Sunday, July 15, 2012

Emilia Galotti

Emilia Galotti: Ein Trauerspeil in Funf Aufzugen by Gotthold Ephraim Lessing, an influential early German Romantic work (a copy of it lies open beside the hero of Goethe's Young Werther when he commits suicide) and adaptation of John Webster's Appius and Virginia, was first drafted in 1758 and revised in 1767-1770, finally debuting on stage in 1772. Lessing is believed by critics to have been influenced by the 1750 Spanish tragedy Virginia by Don Agustín Gabriel de Montiano y Luyando, which he read in the French translation of 1754. Emilia Galotti is considered Lessing's most mature work and a major statement of his dramatic ethos. It was a critique of tyrannical princes, yet Emilia's response to the prince's advances is ambiguous and the play emphasizes the domestic tragedy, including a mother, Claudia, for Lessing's "burgerliche Virginia." While Montiano's Virginia chooses for herself whether or not to inform her father and fiance of her danger, Emilia herself (like Webster's Virginia) instigates her death, ordering her father to kill her rather than let her suffer moral degradation in an affair with the Prince.

Emilia Galotti also contains references to Lessing's most important critical work (above, an American edition with the Agesander marble), Laokoon oder über die Grenzen der Mahlerey und Poesie (Laocoon, or, On the Limits of Painting and Poetry, 1766), which discusses the classical precept "ut pictura poesis."

In Laokoon, Lessing, as a playwright, critic, and probably the first dramaturg, called for a return to the Aristotelian precepts of the drama and Shakespearean models, like Seneca and Webster, rather than the French tradition that was popular at the time.
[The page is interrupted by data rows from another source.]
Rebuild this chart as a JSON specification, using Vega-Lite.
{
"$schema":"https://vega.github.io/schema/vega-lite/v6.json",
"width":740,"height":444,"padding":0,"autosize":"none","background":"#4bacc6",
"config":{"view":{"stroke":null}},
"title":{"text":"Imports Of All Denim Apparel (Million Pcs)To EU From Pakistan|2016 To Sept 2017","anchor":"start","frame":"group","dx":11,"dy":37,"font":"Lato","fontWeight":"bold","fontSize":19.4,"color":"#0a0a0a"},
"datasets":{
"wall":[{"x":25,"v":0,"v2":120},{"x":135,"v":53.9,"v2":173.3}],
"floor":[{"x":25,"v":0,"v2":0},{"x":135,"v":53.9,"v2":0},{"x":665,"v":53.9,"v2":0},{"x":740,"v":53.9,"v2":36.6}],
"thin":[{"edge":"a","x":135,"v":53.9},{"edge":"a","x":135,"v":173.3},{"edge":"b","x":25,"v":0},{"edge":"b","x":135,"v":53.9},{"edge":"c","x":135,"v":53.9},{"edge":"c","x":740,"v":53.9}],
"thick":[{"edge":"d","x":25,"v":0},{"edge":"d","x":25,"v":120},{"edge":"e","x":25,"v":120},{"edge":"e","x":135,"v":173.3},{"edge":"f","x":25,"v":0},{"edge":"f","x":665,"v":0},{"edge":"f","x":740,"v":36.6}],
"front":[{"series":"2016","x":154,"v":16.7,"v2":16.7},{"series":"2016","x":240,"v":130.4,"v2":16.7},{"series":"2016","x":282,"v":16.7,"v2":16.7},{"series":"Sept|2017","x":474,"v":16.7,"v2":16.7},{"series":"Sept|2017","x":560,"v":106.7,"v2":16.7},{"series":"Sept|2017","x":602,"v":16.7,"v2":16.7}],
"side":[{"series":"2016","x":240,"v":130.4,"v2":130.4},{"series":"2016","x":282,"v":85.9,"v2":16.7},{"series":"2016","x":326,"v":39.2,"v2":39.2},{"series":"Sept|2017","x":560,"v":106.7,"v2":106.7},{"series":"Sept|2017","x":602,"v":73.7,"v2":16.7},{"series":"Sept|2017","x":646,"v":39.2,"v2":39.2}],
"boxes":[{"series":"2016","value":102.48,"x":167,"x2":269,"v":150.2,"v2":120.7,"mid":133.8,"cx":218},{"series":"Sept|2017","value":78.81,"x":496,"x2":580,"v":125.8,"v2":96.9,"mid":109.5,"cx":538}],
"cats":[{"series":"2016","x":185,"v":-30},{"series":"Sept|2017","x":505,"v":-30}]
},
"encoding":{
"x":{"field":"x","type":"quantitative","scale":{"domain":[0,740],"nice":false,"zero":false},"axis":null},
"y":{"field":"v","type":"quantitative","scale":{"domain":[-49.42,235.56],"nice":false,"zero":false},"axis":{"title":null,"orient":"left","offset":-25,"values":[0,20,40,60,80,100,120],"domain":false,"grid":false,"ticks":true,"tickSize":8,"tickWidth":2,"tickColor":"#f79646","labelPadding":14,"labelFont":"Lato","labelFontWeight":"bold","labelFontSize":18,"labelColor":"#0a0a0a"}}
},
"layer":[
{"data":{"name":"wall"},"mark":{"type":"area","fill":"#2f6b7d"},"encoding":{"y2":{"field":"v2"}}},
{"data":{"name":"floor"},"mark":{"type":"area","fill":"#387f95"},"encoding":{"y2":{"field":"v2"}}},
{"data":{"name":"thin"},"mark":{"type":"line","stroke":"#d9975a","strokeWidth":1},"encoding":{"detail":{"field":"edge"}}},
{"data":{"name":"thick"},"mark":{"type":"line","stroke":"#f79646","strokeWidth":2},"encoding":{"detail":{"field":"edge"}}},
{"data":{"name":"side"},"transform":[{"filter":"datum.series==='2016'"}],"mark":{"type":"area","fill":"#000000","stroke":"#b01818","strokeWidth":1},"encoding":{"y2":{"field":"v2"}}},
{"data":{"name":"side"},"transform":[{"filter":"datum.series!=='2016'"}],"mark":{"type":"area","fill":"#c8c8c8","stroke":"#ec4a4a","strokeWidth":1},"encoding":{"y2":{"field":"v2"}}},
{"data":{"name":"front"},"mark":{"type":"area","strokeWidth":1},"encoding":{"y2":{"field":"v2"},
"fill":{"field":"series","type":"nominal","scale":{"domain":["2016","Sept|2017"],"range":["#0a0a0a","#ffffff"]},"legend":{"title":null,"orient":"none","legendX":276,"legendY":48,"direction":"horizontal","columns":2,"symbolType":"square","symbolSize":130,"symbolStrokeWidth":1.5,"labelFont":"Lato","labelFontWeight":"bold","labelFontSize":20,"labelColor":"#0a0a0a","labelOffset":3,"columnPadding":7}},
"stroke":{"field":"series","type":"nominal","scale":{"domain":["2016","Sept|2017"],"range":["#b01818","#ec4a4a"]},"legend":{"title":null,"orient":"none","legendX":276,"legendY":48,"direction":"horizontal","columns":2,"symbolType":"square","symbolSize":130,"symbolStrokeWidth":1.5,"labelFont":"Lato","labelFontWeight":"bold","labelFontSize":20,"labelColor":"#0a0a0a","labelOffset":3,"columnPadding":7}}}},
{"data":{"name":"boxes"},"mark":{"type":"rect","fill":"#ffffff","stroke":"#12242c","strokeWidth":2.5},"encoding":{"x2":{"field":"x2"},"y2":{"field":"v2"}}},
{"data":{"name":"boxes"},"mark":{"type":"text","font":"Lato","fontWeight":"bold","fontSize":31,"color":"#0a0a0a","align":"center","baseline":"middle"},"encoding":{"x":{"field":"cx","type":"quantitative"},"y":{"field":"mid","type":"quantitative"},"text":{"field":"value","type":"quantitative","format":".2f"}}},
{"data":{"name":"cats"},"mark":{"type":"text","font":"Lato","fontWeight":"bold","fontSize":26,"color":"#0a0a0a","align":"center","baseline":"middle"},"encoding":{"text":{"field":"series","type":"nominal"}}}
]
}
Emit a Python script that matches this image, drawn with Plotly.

Emilia Galotti opens as the Prince receives from his court painter new portraits, one of his previous mistress and one of his new interest, young Emilia.

Shakespeare's Hermione from A Winter's Tale similarly is cast in a statue and later resurrected, as is the duchess of Malfi in Lewis Theobald's adaptation The Fatal Secret. Tamora from Taymor's Titus appears in tableaux with her sons, part of what Taymor calls "Penny Arcade Nightmares" from the tradition of melodrama. Taymor's translation of the literal stage architecture used for her theatrical performances onto film resulted in highly stylized scenes.
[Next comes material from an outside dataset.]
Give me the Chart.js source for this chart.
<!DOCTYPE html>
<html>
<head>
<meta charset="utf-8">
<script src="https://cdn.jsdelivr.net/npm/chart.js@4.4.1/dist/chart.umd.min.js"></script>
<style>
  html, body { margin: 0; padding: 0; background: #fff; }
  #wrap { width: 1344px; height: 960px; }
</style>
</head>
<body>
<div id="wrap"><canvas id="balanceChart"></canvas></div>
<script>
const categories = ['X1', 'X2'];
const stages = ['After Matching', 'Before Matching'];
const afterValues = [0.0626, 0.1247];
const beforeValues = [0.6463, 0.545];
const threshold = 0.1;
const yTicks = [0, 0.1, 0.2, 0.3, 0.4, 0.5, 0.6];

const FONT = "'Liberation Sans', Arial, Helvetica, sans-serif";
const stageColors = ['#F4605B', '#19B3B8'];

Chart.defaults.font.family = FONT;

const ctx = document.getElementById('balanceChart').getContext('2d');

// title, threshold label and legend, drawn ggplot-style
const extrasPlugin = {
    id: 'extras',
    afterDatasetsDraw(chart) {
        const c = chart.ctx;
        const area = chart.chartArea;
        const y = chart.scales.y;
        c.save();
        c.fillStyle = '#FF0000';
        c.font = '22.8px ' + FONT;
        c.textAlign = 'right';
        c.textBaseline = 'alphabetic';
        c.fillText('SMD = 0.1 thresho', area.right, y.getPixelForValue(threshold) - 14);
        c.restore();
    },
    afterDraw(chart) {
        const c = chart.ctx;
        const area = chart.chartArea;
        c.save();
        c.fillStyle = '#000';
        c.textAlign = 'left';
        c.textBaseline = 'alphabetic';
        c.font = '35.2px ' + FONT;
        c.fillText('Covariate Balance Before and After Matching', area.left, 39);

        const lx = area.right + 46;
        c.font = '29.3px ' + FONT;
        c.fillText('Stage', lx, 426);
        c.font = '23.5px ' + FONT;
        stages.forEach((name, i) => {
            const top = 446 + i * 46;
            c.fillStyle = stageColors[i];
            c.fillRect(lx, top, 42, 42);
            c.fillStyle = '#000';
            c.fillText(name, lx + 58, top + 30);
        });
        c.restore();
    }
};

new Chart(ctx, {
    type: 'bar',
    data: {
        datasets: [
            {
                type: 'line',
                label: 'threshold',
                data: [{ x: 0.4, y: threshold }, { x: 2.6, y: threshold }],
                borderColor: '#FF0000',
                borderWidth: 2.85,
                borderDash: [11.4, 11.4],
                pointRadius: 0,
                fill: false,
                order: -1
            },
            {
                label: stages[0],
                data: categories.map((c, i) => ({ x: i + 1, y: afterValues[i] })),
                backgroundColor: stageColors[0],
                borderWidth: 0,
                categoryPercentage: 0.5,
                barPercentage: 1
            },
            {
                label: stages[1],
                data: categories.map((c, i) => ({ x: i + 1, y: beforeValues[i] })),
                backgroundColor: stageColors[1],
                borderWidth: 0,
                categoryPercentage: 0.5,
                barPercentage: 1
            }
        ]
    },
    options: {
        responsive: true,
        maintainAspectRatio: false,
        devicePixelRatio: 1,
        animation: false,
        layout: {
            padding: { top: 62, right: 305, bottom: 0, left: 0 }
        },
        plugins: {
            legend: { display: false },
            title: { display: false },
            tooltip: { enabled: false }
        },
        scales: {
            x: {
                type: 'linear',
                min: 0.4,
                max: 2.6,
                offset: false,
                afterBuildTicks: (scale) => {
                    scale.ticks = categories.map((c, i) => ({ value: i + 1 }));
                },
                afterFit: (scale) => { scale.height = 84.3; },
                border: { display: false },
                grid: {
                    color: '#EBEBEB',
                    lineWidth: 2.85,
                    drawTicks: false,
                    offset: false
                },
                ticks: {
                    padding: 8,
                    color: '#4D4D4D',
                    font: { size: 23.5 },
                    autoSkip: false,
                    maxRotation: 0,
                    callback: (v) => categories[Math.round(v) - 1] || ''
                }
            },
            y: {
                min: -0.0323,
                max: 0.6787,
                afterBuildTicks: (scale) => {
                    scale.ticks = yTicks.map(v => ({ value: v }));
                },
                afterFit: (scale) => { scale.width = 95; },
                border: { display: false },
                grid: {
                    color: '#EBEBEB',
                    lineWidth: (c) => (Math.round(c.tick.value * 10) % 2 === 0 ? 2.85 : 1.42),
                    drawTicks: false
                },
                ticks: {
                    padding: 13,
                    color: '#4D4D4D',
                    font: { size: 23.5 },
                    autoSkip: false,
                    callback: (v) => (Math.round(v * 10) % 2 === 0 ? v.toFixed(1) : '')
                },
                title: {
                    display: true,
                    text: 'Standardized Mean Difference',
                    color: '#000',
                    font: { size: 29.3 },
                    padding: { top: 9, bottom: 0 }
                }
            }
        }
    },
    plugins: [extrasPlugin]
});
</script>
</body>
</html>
Lessing argues in Laokoon that a painting and a play, as different genres, use different techniques; it is false or unnecessary for a dramatic tragedy to attempt to paint a picture with literal descriptions and symbolic objects that evoke metaphorical associations, as painting or sculpture must capture an eternal, fixed, unchanging moment (the "pregnant moment") that can truly encompass the whole story. Rather, a play should evoke emotion by its own, classical methods to produce the illusion of reality: the performance of the actor, the resonance of the dialogue, the nobility of a character, the pity of the audience, etc.

Lessing says of a classical painting (above) depicting the sacrifice of Iphigenia: "he [Timanthes, the artist] gives to the countenance of every spectator a fitting degree of sadness, but veils the face of the father, on which should have been depicted the most intense suffering . . . He knew that the grief befitting Agamemnon, as a father, produces contortions which are essentially ugly" (Laokoon 12-13).
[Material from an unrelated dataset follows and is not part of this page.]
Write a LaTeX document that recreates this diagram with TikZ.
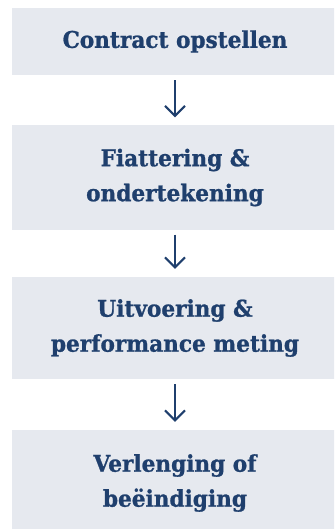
\documentclass[tikz,border=0pt]{standalone}
\usepackage{fontspec}
\newfontfamily\stagefont{DejaVu Serif Bold}[FakeStretch=0.94, FakeBold=1]
\usetikzlibrary{arrows.meta}
\definecolor{stageblue}{HTML}{1F3F6D}
\definecolor{stagefill}{HTML}{E6E9EF}
\begin{document}
\begin{tikzpicture}
  [x=1pt,y=1pt,
   stage/.style={rectangle, fill=stagefill, text=stageblue, minimum width=326pt, minimum height=104pt,
     align=center, font=\stagefont\fontsize{23}{35}\selectfont},
   flow/.style={stageblue, line width=2pt, -{Straight Barb[length=10pt,width=20pt]}, shorten <=5pt, shorten >=8pt}]
  \clip (0,0) rectangle (334,-529);
  \node[stage, minimum height=67pt] (contract) at (175,-41.5) {Contract opstellen};
  \node[stage] (fiat) at (175,-177.5) {Fiattering \&\\ondertekening};
  \node[stage, minimum height=102pt] (uitvoering) at (175,-328) {Uitvoering \&\\performance meting};
  \node[stage, minimum height=106pt] (verlenging) at (175,-483) {Verlenging of\\beëindiging};

  \draw[flow] (contract) -- (fiat);
  \draw[flow] (fiat) -- (uitvoering);
  \draw[flow] (uitvoering) -- (verlenging);
\end{tikzpicture}
\end{document}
Similarly, plays use paintings, statues, and tableaux in ways often misleading or false. The objectification of women in statues, paintings, and tableaux seems to be strong and literal, but it is actually misleading, just as Taymor's Tamora uses the tableaux to deceive Titus.

"Whoever requires a beautiful picture has missed the whole intention of the poet" (Laokoon 21).

This architectural metaphor invokes anxieties of deceit and instability: a monument is no guarantee of memory.